Dr. Claus-Henrik Horn, Dr. iur. Claus-Peter Bienert
Rz. 65
Da der Bedürftige i.d.R. geschäftsfähig ist, ist es für die Gestaltung von überragender Bedeutung, dass er einen auch formgerechten Pflichtteilsverzicht nach § 2346 BGB erklärt. Dieser ist i.d.R. auch nicht sittenwidrig (vgl. Rdn 23). Auch wird dieser nicht zur Kürzung von Sozialleistungen führen, was aber letztlich nicht ganz klar ist. Für den Fall, dass kein lebzeitiger Erb- oder Pflichtteilsverzicht erklärt wurde, ist darauf hinzuweisen, dass der Pflichtteilsanspruch durch einen Gläubiger oder Insolvenzverwalter nur dann übergeleitet und eingezogen werden kann, wenn die Verwertungsreife nach § 852 ZPO vorliegt (vgl. Rdn 10). Diese kann nur der Schuldner herbeiführen. Im Gegensatz dazu kann der Sozialleistungsträger auch ohne eine Entscheidung des Hilfeempfängers den Pflichtteilsanspruch überleiten (vgl. Rdn 6).
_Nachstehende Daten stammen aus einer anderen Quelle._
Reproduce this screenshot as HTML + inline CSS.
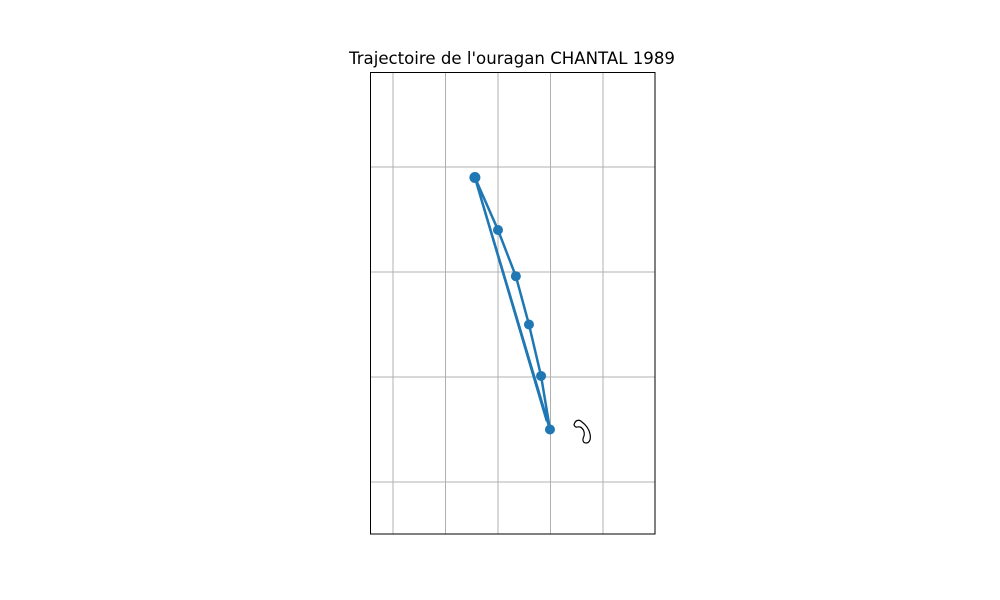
<!DOCTYPE html>
<html><head><meta charset="utf-8"><style>
html,body{margin:0;padding:0;background:#fff;width:1000px;height:600px;overflow:hidden}
svg{display:block;font-family:"DejaVu Sans","Liberation Sans",sans-serif}
</style></head><body>
<svg width="1000" height="600">
<text x="512" y="64" text-anchor="middle" font-size="16.6">Trajectoire de l'ouragan CHANTAL 1989</text>
<g id="grid"></g>
<path d="M574,425 C575,420 579,419 582,422 C586,425 589,429 590,434 C591,438 590,443 586,443 C583,443 582,440 584,436 C585,432 583,428 580,427 C578,426 576,429 574,425 Z" fill="none" stroke="#000" stroke-width="1.2"/>
<g id="track"></g>
<rect x="370.5" y="72.5" width="284.5" height="461.5" fill="none" stroke="#000" stroke-width="1"/>
</svg>
<script>
const lonTicks=[-65,-60,-55,-50,-45];
const latTicks=[40,35,30,25];
const trackLon=[-57.2,-55.0,-53.3,-52.05,-50.9,-50.05,-57.2,-50.35];
const trackLat=[39.5,37.0,34.8,32.5,30.05,27.5,39.5,27.9];
const markerIdx=[0,1,2,3,4,5];
const X=lon=>393+(lon+65)*10.5;
const Y=lat=>167+(40-lat)*21;
const NS='http://www.w3.org/2000/svg';
const grid=document.getElementById('grid');
lonTicks.forEach(v=>{const l=document.createElementNS(NS,'line');
l.setAttribute('x1',X(v));l.setAttribute('x2',X(v));l.setAttribute('y1',72);l.setAttribute('y2',534);
l.setAttribute('stroke','#b0b0b0');l.setAttribute('stroke-width','1');


grid.appendChild(l);});
latTicks.forEach(v=>{const l=document.createElementNS(NS,'line');
l.setAttribute('y1',Y(v));l.setAttribute('y2',Y(v));l.setAttribute('x1',370);l.setAttribute('x2',655);
l.setAttribute('stroke','#b0b0b0');l.setAttribute('stroke-width','1');


grid.appendChild(l);});
const track=document.getElementById('track');
const p=document.createElementNS(NS,'polyline');
p.setAttribute('points',trackLon.map((v,i)=>X(v)+','+Y(trackLat[i])).join(' '));
p.setAttribute('fill','none');p.setAttribute('stroke','#1f77b4');p.setAttribute('stroke-width','2.5');


track.appendChild(p);
markerIdx.forEach(i=>{const c=document.createElementNS(NS,'circle');
c.setAttribute('cx',X(trackLon[i]));c.setAttribute('cy',Y(trackLat[i]));c.setAttribute('r',i===0?5.5:5);
c.setAttribute('fill','#1f77b4');


track.appendChild(c);});
</script>
</body></html>
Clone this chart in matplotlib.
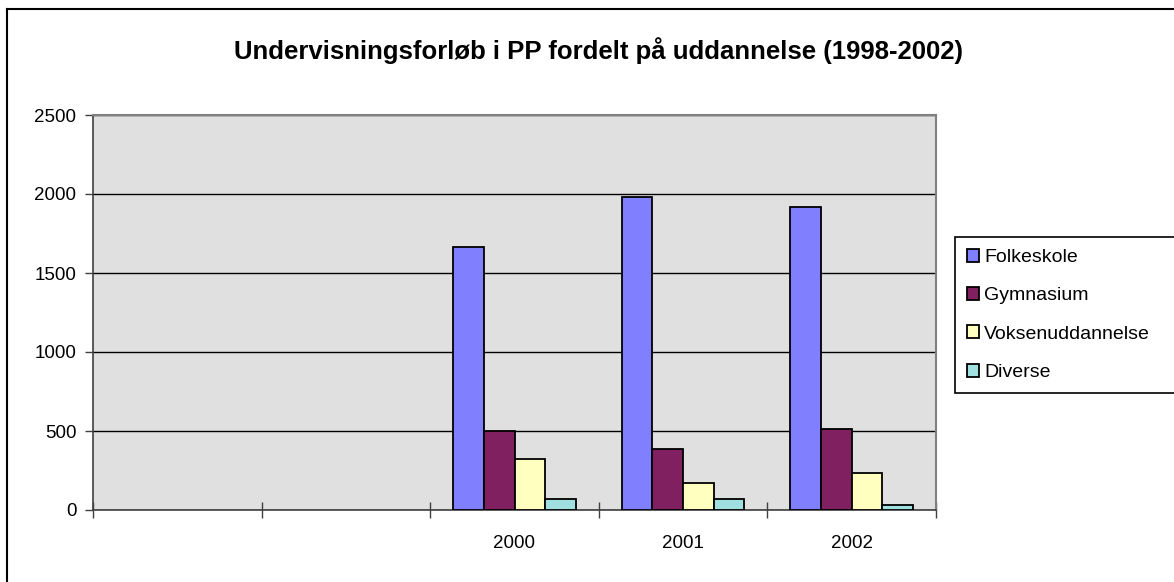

Testamentarisch kann der Bedürftige durch Vermächtnisse begünstigt werden, die aber nicht pfändbar sein dürfen. Denkbar ist ein Nießbrauchsvermächtnis über zumeist wertlosen Hausrat und auch ein Wohnungsrechtsvermächtnis, wobei die Ausübung durch Dritte naturgemäß ausgeschlossen sein muss (Muster vgl. Rdn 60f.).
Rz. 66
Muster 21.7: Nießbrauchsvermächtnis über Hausrat
Muster 21.7: Nießbrauchsvermächtnis über Hausrat
Durch Vermächtnis begünstige ich _________________________ (bedürftige Person) mit dem lebenslänglichen Nießbrauch sämtlicher Gegenstände des Hausrats in meiner Wohnung.
Rz. 67
Innerhalb der Pfändungsfreibeträge können dem Bedürftigen auch monatliche Geldzahlungen vermacht werden. Diese müsste der Berechtigte aus "Gründen der Fürsorge und der Freigiebigkeit" erhalten (§§ 850b Abs. 1 Nr. 3, 850c ZPO; pfändbar nur nach § 850b Abs. 2 ZPO). Dabei gelten die Pfändungsgrenzen wie bei Arbeitseinkommen. Wenn der Berechtigte jedoch über eigenes Einkommen verfügt, sind über die Pfändungsgrenze hinausgehende Beträge pfändbar. Naturalleistungen werden addiert. Auch werden keine Sozialleistungen mehr gewährt, da der Bedürftige schließlich über "bereite Mittel" verfügt. Ebenfalls kommt die Begünstigung durch eine Auflage i.S.d. § 1940 BGB in Betracht, auf die kein klagefähiger Anspruch besteht. Eine Pfändung und Einziehung durch einen Gläubiger ist ausgeschlossen.
Rz. 68
Der lebzeitige Pflichtteilsverzicht kann auch als Schutz des Bedürftigen verstanden werden. So ist das SG Mainz der Auffassung, dass der Pflichtteil bei einem Berliner Testament mit Pflichtteilsstrafklausel sogar im ersten Erbfall verwertbares Vermögen darstellt. Die Geltendmachung würde keine besondere Härte i.S.d. § 12 Abs. 3 S. Nr. 6 SGB II darstellen. Das SG Mainz folgt damit der Rechtsprechung des BSG.